Line by line, repeat the data below exactly, beginning at the first line and ending at the line with "17.5, 18, 19, 20]". Omit pictures.

— START OF EXTRACTED MATERIAL —

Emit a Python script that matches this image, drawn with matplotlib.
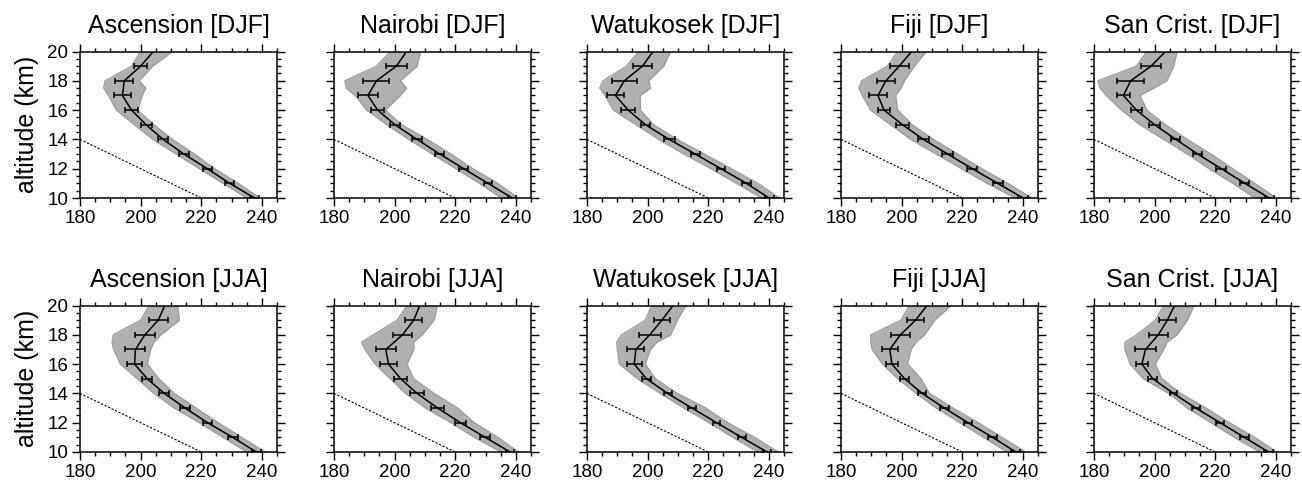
import matplotlib
matplotlib.use("Agg")
import matplotlib.pyplot as plt
from matplotlib.ticker import MultipleLocator

plt.rcParams["font.family"] = ["Liberation Sans", "DejaVu Sans"]

stations = ["Ascension", "Nairobi", "Watukosek", "Fiji", "San Crist."]
seasons = ["DJF", "JJA"]

alt = [10, 11, 12, 13, 14, 15, 16, 17, 18, 19, 20]
bar_alt = [10, 11, 12, 13, 14, 15, 16, 17, 18, 19]
band_alt = [10, 11, 12, 13, 14, 15, 16, 17, 17.5, 18, 19, 20]

# mean temperature profiles (K) at 10..20 km
mean_djf = [
    [237.6, 229.4, 222.0, 214.3, 207.4, 201.8, 197.0, 194.0, 194.6, 200.0, 204.2],
    [238.8, 230.8, 222.8, 214.9, 207.4, 200.1, 194.4, 191.2, 194.0, 200.6, 203.9],
    [240.1, 232.6, 224.2, 215.7, 207.1, 199.3, 193.6, 189.4, 192.3, 198.3, 201.8],
    [240.1, 231.7, 223.3, 215.2, 207.2, 200.3, 194.2, 192.2, 194.8, 199.2, 203.3],
    [237.8, 229.8, 222.0, 214.2, 207.0, 200.0, 194.0, 189.7, 192.1, 198.8, 203.6],
]
mean_jja = [
    [238.2, 230.4, 222.1, 214.7, 207.8, 202.2, 198.0, 198.3, 201.4, 205.8, 208.0],
    [238.1, 229.9, 221.7, 214.2, 207.4, 202.0, 198.0, 197.1, 202.6, 206.3, 208.3],
    [239.4, 231.0, 222.8, 214.6, 206.6, 199.6, 195.6, 196.1, 200.7, 204.7, 208.4],
    [237.7, 230.0, 221.9, 214.1, 206.8, 201.0, 196.8, 196.1, 199.6, 204.6, 208.4],
    [237.6, 229.6, 221.6, 213.6, 206.2, 199.4, 195.8, 197.0, 201.2, 204.2, 206.6],
]

# error bar half widths (K) at 10..19 km
err_djf = [
    [1.5, 1.4, 1.5, 1.6, 1.7, 1.8, 2.0, 2.7, 2.9, 2.2],
    [1.4, 1.3, 1.4, 1.5, 1.7, 1.6, 2.1, 3.2, 4.3, 3.5],
    [1.5, 1.4, 1.4, 1.5, 1.8, 1.5, 2.3, 2.8, 4.1, 3.1],
    [1.7, 1.6, 1.6, 1.8, 1.7, 2.0, 2.0, 2.9, 3.0, 3.1],
    [1.5, 1.5, 1.6, 1.5, 1.5, 1.8, 1.8, 2.2, 4.5, 3.3],
]
err_jja = [
    [1.6, 1.6, 1.6, 1.7, 1.7, 1.7, 2.5, 3.3, 3.2, 3.1],
    [1.3, 1.6, 1.8, 2.1, 2.2, 2.1, 2.8, 3.3, 3.2, 2.8],
    [1.4, 1.3, 1.2, 1.3, 1.3, 1.5, 2.5, 2.8, 3.7, 2.7],
    [1.5, 1.4, 1.4, 1.4, 1.3, 1.4, 2.1, 2.7, 3.1, 2.9],
    [1.5, 1.4, 1.4, 1.4, 1.2, 1.5, 2.0, 3.5, 3.2, 2.9],
]

# spread of the individual soundings (cold / warm edge) at band_alt
lo_djf = [
    [235.0, 227.2, 219.4, 211.7, 204.0, 198.0, 192.0, 189.4, 187.8, 188.3, 197.0, 200.0],
    [235.2, 228.0, 220.2, 212.4, 204.7, 197.4, 190.8, 186.9, 184.0, 183.6, 194.0, 198.6],
    [237.6, 229.3, 220.9, 212.0, 203.7, 196.2, 188.7, 186.0, 184.2, 185.3, 193.0, 197.0],
    [237.6, 228.2, 219.8, 211.4, 203.0, 196.4, 189.8, 187.0, 185.9, 186.8, 195.3, 198.7],
    [233.0, 225.8, 218.0, 210.8, 203.0, 195.2, 189.1, 184.0, 182.0, 181.3, 194.0, 197.4],
]
hi_djf = [
    [239.4, 232.2, 224.4, 217.8, 210.5, 204.4, 199.0, 200.5, 201.7, 199.5, 204.0, 210.5],
    [240.8, 234.0, 225.8, 218.6, 210.8, 202.4, 196.9, 201.9, 204.0, 201.9, 207.4, 208.6],
    [243.5, 236.4, 227.6, 218.7, 209.8, 202.0, 197.6, 197.6, 201.0, 200.3, 205.3, 207.6],
    [243.0, 235.0, 226.5, 218.5, 210.5, 203.5, 198.7, 198.0, 199.8, 200.9, 204.2, 208.1],
    [240.2, 233.0, 225.8, 218.6, 210.8, 203.6, 197.4, 195.2, 199.7, 204.0, 206.3, 207.4],
]
lo_jja = [
    [235.0, 227.2, 219.4, 211.1, 204.4, 198.9, 193.3, 191.1, 190.6, 191.0, 200.0, 202.8],
    [235.2, 226.3, 218.6, 210.2, 203.6, 198.6, 193.6, 190.2, 189.1, 193.0, 200.8, 204.1],
    [236.4, 228.1, 220.3, 212.0, 204.2, 196.7, 190.7, 190.0, 189.8, 191.4, 199.2, 201.4],
    [234.8, 227.0, 219.2, 211.4, 204.8, 198.7, 193.7, 190.3, 189.8, 189.8, 199.8, 202.6],
    [234.7, 226.3, 218.6, 210.8, 204.7, 196.3, 191.9, 190.2, 190.2, 194.1, 200.2, 203.0],
]
hi_jja = [
    [241.1, 233.3, 225.6, 218.3, 211.1, 206.0, 202.2, 203.3, 204.4, 206.7, 212.8, 212.2],
    [240.8, 234.1, 226.3, 220.8, 213.0, 206.3, 204.1, 206.3, 206.3, 209.1, 213.0, 214.1],
    [243.1, 235.3, 226.4, 219.2, 209.8, 202.6, 199.2, 200.9, 203.1, 207.6, 209.8, 212.6],
    [240.9, 233.1, 225.3, 217.0, 209.2, 206.4, 202.0, 203.1, 204.8, 207.6, 210.9, 216.4],
    [240.2, 233.0, 224.7, 216.9, 208.6, 202.4, 200.2, 203.0, 204.1, 207.4, 210.8, 213.0],
]

# dry adiabat reference line
adiabat_t = [180, 220]
adiabat_z = [14, 10]

gray = "#b0b0b0"

fig = plt.figure(figsize=(13.02, 4.84), dpi=100)

lefts = [80, 334, 587, 841, 1094]
rows = [(198, mean_djf, err_djf, lo_djf, hi_djf), (452, mean_jja, err_jja, lo_jja, hi_jja)]
W, H = 1302.0, 484.0

for r, (ybot, means, errs, los, his) in enumerate(rows):
    for c, name in enumerate(stations):
        ax = fig.add_axes([lefts[c] / W, 1 - ybot / H, 197 / W, 146.5 / H])
        ax.fill_betweenx(band_alt, los[c], his[c], color=gray, lw=0)
        ax.plot(los[c], band_alt, color="#a0a0a0", lw=1.0)
        ax.plot(his[c], band_alt, color="#a0a0a0", lw=1.0)
        ax.plot(means[c], alt, color="black", lw=1.1)
        ax.errorbar(means[c][:10], bar_alt, xerr=errs[c], fmt="none",
                    ecolor="black", elinewidth=1.1, capsize=2.2, capthick=1.1)
        ax.plot(adiabat_t, adiabat_z, color="black", lw=0.8, ls=(0, (2, 1.5)))

        ax.set_xlim(180, 245)
        ax.set_ylim(10, 20)
        ax.xaxis.set_major_locator(MultipleLocator(20))
        ax.xaxis.set_minor_locator(MultipleLocator(5))
        ax.yaxis.set_major_locator(MultipleLocator(2))
        ax.yaxis.set_minor_locator(MultipleLocator(0.5))
        ax.tick_params(which="both", direction="out", top=True, right=True,
                       labelsize=13.5, width=1.0)
        ax.tick_params(which="major", length=5.5, pad=3)
        ax.tick_params(which="minor", length=3)
        if c > 0:
            ax.set_yticklabels([])
        else:
            ax.set_ylabel("altitude (km)", fontsize=18, labelpad=6)
        for s in ax.spines.values():
            s.set_linewidth(1.1)
        ax.set_title(f"{name} [{seasons[r]}]", fontsize=18, pad=13)

fig.savefig("out.png", dpi=100)
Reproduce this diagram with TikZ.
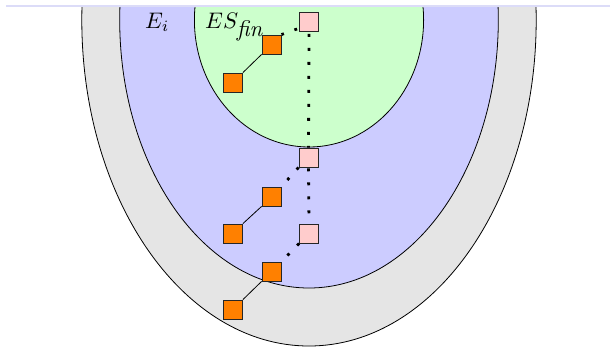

— END OF EXTRACTED MATERIAL —

- _COMPLETED TASK_
Emit a Python script that matches this image, drawn with matplotlib.
import matplotlib
matplotlib.use("Agg")
import matplotlib.pyplot as plt
from matplotlib.ticker import MultipleLocator

plt.rcParams["font.family"] = ["Liberation Sans", "DejaVu Sans"]

stations = ["Ascension", "Nairobi", "Watukosek", "Fiji", "San Crist."]
seasons = ["DJF", "JJA"]

alt = [10, 11, 12, 13, 14, 15, 16, 17, 18, 19, 20]
bar_alt = [10, 11, 12, 13, 14, 15, 16, 17, 18, 19]
band_alt = [10, 11, 12, 13, 14, 15, 16, 17, 17.5, 18, 19, 20]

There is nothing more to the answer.